:: Required task ::
Find how many lines in the data below mention "with". Give the number only.

:: Information provided ::
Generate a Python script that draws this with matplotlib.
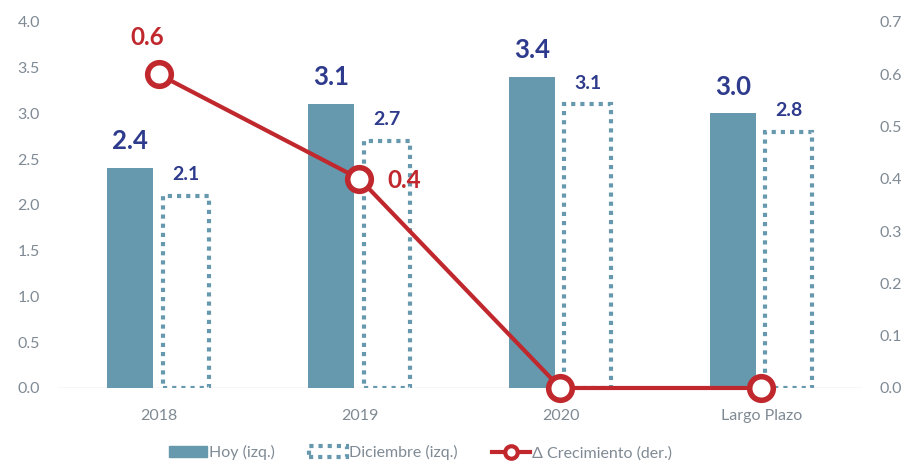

---

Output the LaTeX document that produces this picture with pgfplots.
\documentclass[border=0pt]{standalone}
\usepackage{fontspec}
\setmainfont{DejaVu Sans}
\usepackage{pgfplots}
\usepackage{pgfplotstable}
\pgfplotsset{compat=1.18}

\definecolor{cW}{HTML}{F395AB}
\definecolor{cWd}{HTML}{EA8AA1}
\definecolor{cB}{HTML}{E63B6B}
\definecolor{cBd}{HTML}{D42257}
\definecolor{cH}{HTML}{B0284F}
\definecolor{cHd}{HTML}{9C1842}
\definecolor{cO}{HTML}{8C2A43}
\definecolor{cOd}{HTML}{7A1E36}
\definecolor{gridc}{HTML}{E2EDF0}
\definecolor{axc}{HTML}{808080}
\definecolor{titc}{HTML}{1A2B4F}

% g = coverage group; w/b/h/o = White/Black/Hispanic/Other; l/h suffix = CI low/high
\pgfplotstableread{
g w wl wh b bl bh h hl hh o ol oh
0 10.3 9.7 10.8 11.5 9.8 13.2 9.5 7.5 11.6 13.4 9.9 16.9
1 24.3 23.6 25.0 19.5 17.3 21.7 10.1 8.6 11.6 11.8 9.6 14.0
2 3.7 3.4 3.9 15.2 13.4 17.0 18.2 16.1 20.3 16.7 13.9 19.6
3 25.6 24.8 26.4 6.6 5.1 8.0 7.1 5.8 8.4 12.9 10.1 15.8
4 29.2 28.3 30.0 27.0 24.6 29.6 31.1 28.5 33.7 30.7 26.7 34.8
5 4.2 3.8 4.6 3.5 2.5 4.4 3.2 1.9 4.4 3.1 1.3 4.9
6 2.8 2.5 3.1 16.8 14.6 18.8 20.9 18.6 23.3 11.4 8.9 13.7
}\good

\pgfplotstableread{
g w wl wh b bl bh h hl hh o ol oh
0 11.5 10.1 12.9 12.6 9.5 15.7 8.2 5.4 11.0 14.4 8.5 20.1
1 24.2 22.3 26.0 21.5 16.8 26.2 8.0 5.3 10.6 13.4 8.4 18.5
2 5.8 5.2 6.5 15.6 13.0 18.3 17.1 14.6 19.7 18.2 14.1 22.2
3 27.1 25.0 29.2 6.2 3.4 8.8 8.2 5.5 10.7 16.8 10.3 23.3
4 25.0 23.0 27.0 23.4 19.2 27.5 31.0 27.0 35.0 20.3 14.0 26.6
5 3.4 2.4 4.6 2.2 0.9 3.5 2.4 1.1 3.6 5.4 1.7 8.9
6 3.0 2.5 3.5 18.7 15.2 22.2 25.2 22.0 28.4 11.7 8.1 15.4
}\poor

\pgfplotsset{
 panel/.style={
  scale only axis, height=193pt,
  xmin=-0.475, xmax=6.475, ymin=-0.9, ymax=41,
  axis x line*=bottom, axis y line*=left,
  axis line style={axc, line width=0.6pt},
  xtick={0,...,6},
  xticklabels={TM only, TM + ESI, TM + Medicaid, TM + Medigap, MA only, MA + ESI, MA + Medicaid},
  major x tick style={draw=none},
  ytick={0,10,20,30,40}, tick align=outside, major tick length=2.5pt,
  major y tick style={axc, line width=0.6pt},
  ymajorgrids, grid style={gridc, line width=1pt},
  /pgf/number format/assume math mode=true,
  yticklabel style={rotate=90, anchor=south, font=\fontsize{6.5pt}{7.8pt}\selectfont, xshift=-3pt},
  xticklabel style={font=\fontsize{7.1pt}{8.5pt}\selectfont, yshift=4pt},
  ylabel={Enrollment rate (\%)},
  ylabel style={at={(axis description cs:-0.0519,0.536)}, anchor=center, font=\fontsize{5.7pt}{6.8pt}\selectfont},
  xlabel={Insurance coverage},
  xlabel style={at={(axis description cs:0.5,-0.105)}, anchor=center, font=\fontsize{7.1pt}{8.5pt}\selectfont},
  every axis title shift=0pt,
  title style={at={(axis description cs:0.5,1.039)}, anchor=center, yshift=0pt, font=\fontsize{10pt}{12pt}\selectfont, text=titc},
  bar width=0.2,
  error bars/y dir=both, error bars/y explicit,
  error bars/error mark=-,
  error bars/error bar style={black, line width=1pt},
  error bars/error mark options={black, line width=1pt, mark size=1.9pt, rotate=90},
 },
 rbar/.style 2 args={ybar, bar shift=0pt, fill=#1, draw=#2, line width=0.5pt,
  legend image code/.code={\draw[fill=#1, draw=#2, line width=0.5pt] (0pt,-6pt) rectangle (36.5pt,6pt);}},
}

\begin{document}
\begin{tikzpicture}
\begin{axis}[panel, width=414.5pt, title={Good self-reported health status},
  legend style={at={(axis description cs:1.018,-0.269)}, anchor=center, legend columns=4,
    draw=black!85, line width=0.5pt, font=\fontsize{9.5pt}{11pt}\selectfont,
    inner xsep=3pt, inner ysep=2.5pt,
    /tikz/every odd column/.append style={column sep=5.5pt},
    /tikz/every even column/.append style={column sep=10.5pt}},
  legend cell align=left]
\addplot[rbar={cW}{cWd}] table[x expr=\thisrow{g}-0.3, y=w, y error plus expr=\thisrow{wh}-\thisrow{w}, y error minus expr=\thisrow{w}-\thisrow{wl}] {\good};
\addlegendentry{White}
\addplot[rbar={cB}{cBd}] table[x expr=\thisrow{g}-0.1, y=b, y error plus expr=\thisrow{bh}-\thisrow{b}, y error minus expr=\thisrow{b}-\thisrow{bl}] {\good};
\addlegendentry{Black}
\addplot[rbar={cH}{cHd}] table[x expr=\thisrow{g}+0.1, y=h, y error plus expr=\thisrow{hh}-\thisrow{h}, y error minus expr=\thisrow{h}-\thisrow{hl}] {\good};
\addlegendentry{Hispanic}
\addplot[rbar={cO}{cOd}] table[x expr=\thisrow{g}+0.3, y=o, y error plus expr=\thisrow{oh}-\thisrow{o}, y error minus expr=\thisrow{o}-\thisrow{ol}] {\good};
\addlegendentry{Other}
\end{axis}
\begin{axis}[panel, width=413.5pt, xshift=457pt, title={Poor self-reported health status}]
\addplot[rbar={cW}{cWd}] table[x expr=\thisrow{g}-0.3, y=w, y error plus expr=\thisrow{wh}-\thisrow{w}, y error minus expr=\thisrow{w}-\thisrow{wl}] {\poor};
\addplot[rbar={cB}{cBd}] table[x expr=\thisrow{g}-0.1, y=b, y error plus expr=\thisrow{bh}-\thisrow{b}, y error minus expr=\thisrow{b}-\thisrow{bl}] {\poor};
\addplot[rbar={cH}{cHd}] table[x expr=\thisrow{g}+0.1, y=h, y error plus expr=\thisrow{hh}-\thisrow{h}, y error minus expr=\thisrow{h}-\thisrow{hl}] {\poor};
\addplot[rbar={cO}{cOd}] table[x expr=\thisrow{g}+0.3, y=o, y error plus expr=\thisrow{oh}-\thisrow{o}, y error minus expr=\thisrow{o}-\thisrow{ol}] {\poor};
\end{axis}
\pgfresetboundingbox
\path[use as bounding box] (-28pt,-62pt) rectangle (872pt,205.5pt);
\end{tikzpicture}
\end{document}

:: Result ::
2